Hacía un tiempo habían comenzado a aparecer rumores sobre Elohim libres en la zona que habían seguido la actividad; enemigos activos que ya habían atacado y venían a terminar con la Logia de una vez y para siempre.
Una noche lograron ingresar a una ceremonia y desde adentro destruyeron el culto. Era un grupo Luciferano comandado por la Namaru Amaterasu, que contaba con la logística de su par Hwang Gang y la ayuda de otro Corruptor como Astareth, pero que tenía una característica especial: era un Ankida, el primero que vi en acción desde la guerra. Lahatiel. El grupo acompañante, Tiamat y Joriel de la Sexta Casa, en conjunto con mi hermano Ur Korosh y la Namaru Vanarat (ésta y Joriel ex prisioneros de la Logia), era un implacable y mortífero grupo de combate, típico de los Escarlata.
Todo fue muy rápido: mientras el comando atacó al corazón del culto y a los sacerdotes, destruyó y secuestró lo convenientemente necesario, el Ankida nos liberó y nos quitó el ritual de atadura, ayudándonos a salir de nuestro encierro (luego me enteré que Lahatiel había entrado de incógnito a mi ceremonia de atadura y en la de Astareth, pero que no había podido hacer nada porque no estaba preparado). No nos dejo mirar hacia atrás; el lugar se hundió en las llamas y explotó, calcinando todo lo que había dentro de él, incluyendo el resto de mis padres.
"¡LUCILA!"
Lahatiel no me dejó retroceder. Me enfurecí con él, pero teníamos que irnos antes de que apareciera alguien, éramos desaparecidos desde casi medio año. Tenía razón, pero mi hermana había estado cautiva conmigo todo ese tiempo; fue la extorsión que ellos usaron para mantenerme calmo.
Nos alejamos lo suficiente del fuego, y cuando estaba decidido a desplegar mis alas y volver hacia atrás, el Lammasu me señalo a Ur Korosh con Lucila en sus brazos, dormida y algo sucia por las cenizas.
Atiné a correr hacia ella, tomarla y despertarla a besos.
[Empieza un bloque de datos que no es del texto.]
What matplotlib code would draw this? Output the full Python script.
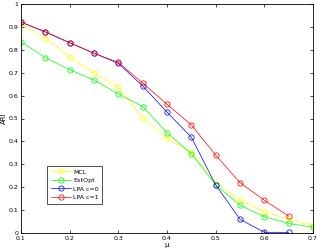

Ella parpadeo, me miró con los ojos bien abiertos, sonrió y se acurrucó en mi pecho para seguir durmiendo.
Desde entonces estuve agradecido; colaboré con el equipo aunque no formo parte de él; ni yo ni Astareth, pero siempre estamos ahí cuando nos necesitan, sobre todo para ayudar a las labores del Ankida, que contrario a los que dicen sus compañeros no se siente parte del equipo de combate sino más bien como apoyo logístico. Le creo, la verdad. No por alguna simpatía, sino porque yo también fui Ankida en mi rango. Nosotros nunca estábamos fijos. Fuimos muy desolados por eso, aún entre nuestros congéneres.
Quizás por bondad, o quizás por necesidad, me tienen siempre cerca. No es para menospreciar: derrocaron a la rama cultista latinoamericana de la Sociedad de Thule, y lo que es más: soy el primer Elohim de mi rango y tamaño que logra entrar en un cuerpo humano. Lo que significa, según los Crípticos, que demonios más grandes van a salir a buscar a sus súbditos muy, pero muy pronto.
La guerra más cruda va a empezar, la que vamos a tener contra nuestros propios hermanos. Pero estoy listo. Lucila está conmigo y voy a pelear por el mundo que se merece. Voy a luchar para que la humanidad brille dando una nueva esperanza.
Ahora voy a creer, porque creo en ella.